-- What needs to be done --
Tell me how many lines hold "that", please, using only the number.

-- Records for the exercise --

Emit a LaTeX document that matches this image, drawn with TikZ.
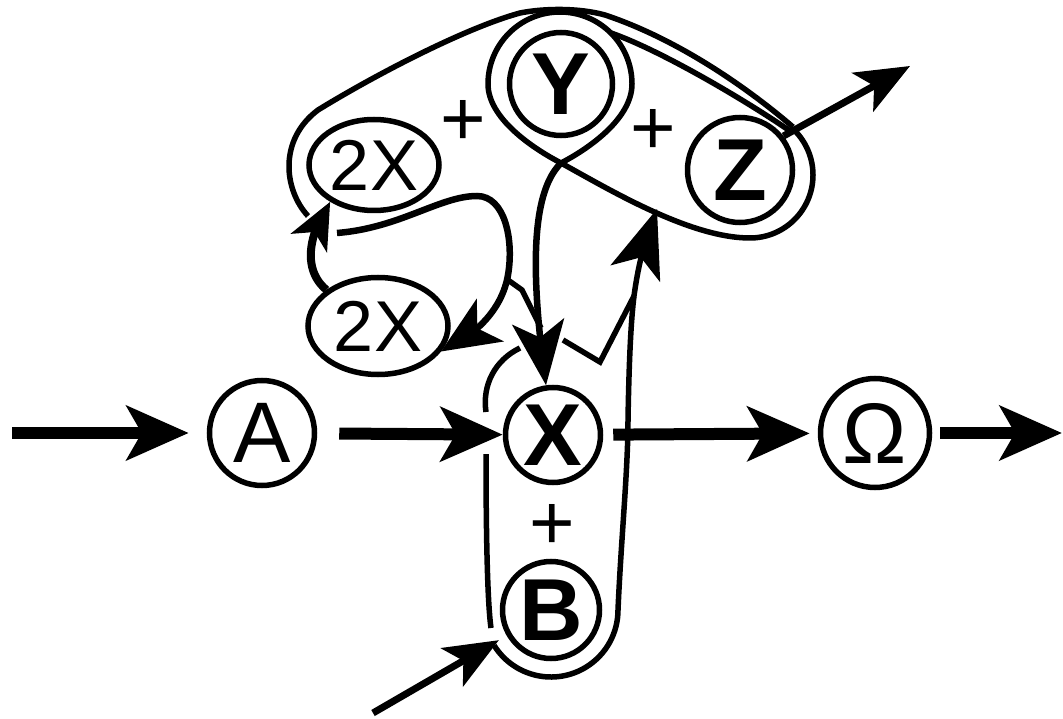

==

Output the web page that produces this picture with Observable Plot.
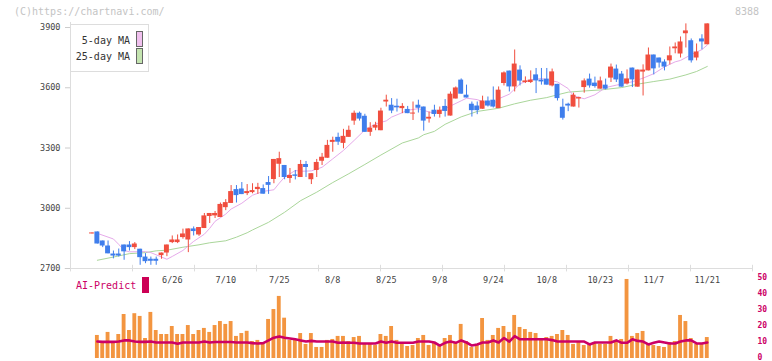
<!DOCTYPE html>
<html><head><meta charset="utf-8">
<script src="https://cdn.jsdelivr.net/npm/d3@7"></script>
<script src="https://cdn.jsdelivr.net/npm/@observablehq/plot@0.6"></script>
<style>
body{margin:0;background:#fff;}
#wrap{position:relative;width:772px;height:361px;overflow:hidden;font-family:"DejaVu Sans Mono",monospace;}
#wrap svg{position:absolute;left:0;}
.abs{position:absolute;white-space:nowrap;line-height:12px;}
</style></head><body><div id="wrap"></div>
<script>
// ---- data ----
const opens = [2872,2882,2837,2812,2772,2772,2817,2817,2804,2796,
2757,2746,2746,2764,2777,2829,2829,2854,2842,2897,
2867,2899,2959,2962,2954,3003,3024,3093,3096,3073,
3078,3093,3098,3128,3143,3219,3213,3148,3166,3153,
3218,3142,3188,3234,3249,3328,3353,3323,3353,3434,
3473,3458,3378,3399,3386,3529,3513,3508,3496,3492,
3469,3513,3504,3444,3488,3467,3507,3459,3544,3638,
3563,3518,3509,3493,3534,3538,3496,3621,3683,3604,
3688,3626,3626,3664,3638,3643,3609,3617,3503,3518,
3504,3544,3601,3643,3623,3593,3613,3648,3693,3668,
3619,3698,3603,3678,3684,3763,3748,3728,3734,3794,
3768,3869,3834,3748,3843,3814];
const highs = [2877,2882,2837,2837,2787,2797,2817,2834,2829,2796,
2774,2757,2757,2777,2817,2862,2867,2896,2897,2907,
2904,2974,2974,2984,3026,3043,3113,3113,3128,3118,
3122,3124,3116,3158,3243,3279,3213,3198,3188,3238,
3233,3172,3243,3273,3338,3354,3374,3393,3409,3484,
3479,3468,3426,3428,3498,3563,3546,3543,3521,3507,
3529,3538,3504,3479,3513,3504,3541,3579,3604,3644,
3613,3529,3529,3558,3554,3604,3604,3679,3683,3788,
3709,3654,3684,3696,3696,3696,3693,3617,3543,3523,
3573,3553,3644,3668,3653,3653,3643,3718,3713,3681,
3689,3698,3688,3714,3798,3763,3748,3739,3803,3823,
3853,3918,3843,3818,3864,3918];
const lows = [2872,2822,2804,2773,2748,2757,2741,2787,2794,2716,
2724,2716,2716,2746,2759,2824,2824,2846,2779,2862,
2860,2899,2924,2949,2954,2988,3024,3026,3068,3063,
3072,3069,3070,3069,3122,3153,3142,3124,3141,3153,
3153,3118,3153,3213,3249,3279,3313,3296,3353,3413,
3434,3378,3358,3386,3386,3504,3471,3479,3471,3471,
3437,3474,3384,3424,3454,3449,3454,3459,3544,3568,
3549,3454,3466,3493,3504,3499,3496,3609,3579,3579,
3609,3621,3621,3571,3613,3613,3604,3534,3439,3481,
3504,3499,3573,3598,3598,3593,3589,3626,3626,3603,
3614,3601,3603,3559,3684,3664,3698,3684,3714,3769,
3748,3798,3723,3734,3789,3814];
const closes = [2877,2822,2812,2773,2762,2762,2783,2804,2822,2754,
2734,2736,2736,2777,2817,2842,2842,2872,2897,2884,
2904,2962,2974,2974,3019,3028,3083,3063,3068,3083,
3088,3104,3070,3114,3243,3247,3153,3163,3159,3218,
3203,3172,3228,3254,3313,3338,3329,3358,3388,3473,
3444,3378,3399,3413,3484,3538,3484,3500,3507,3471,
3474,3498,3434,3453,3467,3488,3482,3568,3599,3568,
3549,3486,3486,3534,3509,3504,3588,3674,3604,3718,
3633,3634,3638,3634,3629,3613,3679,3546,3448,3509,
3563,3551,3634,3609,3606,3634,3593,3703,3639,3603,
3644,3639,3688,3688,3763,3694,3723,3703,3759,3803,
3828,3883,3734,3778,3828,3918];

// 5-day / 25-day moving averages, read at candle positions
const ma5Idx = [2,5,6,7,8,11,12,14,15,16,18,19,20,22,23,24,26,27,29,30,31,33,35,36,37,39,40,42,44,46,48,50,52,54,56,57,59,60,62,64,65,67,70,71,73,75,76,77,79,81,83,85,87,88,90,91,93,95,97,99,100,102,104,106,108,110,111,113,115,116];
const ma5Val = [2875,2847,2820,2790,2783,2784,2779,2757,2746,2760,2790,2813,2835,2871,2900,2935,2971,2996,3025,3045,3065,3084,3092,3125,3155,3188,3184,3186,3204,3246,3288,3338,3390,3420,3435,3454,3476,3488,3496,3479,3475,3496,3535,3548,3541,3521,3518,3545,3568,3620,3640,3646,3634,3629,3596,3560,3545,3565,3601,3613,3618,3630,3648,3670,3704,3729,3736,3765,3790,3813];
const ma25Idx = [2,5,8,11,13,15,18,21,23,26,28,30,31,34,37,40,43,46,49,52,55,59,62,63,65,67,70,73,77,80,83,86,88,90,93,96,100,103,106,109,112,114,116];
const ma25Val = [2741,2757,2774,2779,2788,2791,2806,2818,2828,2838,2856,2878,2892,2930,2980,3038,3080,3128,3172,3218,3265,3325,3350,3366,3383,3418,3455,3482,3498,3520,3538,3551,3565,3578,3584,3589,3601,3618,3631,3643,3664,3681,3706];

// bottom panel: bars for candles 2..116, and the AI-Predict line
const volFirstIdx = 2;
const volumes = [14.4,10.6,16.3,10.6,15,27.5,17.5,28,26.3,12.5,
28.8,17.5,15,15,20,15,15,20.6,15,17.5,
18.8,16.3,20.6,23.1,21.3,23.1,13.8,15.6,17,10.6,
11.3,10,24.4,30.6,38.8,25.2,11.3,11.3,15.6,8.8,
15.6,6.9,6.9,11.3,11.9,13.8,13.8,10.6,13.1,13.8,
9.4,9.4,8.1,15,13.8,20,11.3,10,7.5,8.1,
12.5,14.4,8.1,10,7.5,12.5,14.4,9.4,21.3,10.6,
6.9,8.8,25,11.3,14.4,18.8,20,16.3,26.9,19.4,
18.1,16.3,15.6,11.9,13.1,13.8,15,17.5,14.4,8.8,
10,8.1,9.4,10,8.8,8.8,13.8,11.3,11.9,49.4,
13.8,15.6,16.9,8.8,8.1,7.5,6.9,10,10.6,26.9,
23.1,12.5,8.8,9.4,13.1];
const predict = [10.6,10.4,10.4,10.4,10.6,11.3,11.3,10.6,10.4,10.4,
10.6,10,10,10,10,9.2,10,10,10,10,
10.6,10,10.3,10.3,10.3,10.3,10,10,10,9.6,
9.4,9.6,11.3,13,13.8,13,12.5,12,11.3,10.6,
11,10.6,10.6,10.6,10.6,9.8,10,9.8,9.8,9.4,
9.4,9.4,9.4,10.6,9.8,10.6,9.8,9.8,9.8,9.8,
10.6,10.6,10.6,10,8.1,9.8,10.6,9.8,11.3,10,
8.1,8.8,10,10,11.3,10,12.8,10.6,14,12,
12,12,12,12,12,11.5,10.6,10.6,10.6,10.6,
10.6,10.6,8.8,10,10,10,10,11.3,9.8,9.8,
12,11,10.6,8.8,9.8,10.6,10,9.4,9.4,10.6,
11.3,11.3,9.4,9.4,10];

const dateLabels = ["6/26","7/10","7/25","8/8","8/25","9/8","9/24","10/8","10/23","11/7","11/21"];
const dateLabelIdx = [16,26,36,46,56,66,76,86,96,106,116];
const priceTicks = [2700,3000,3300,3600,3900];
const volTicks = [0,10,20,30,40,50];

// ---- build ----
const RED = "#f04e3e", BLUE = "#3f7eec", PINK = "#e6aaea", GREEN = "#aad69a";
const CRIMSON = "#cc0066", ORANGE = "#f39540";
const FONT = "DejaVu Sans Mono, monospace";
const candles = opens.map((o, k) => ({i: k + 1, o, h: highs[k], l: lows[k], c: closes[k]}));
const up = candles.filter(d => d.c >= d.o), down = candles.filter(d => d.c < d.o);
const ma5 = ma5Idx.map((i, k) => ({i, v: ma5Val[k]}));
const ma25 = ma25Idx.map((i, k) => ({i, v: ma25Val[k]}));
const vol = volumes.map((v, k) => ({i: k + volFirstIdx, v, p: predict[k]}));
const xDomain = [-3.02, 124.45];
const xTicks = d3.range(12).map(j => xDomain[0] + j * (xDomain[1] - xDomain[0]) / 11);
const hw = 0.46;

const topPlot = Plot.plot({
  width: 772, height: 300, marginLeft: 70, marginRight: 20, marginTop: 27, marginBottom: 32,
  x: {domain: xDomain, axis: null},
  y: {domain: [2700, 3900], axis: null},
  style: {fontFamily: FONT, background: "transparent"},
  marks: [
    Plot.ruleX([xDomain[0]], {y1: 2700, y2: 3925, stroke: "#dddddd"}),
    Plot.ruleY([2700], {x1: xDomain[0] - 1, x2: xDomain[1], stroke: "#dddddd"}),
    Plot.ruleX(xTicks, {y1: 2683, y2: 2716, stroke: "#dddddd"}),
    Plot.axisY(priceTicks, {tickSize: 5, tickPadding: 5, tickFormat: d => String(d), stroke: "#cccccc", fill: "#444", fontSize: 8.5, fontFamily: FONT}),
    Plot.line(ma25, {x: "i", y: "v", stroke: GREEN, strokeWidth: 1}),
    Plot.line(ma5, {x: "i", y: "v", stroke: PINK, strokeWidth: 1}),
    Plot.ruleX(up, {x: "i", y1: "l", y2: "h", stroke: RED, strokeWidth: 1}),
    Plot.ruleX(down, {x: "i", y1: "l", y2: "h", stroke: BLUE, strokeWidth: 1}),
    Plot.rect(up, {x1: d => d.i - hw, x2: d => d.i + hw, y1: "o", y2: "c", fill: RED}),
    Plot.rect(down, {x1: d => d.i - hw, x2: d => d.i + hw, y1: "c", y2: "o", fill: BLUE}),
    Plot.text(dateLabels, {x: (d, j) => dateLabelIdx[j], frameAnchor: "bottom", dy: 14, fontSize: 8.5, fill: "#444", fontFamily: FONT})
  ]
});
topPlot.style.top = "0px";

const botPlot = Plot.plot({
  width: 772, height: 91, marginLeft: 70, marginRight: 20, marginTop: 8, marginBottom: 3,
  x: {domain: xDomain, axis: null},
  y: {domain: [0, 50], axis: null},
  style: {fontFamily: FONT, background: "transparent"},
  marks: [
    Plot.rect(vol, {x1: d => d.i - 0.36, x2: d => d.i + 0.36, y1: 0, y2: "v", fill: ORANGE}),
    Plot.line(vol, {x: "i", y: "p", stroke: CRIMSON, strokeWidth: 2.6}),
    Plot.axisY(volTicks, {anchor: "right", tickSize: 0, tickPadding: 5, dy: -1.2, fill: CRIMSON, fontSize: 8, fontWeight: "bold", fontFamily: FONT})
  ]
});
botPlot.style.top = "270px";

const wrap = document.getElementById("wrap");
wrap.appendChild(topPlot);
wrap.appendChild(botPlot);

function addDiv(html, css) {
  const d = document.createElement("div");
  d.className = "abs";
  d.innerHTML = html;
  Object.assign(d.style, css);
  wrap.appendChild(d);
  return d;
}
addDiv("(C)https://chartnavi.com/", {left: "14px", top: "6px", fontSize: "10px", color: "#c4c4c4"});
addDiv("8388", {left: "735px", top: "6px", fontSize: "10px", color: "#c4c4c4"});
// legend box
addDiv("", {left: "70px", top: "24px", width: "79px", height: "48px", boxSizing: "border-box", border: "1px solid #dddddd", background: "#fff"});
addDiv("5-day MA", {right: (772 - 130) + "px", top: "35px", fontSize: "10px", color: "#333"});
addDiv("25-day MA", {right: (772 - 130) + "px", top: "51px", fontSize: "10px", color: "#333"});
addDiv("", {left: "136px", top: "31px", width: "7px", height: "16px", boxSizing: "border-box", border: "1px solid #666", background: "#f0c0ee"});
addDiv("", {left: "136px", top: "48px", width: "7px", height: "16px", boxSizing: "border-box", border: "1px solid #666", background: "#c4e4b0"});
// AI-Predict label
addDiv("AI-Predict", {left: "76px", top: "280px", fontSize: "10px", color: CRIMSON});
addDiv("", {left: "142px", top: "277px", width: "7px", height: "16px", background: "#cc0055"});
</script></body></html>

-- Response to the task --
2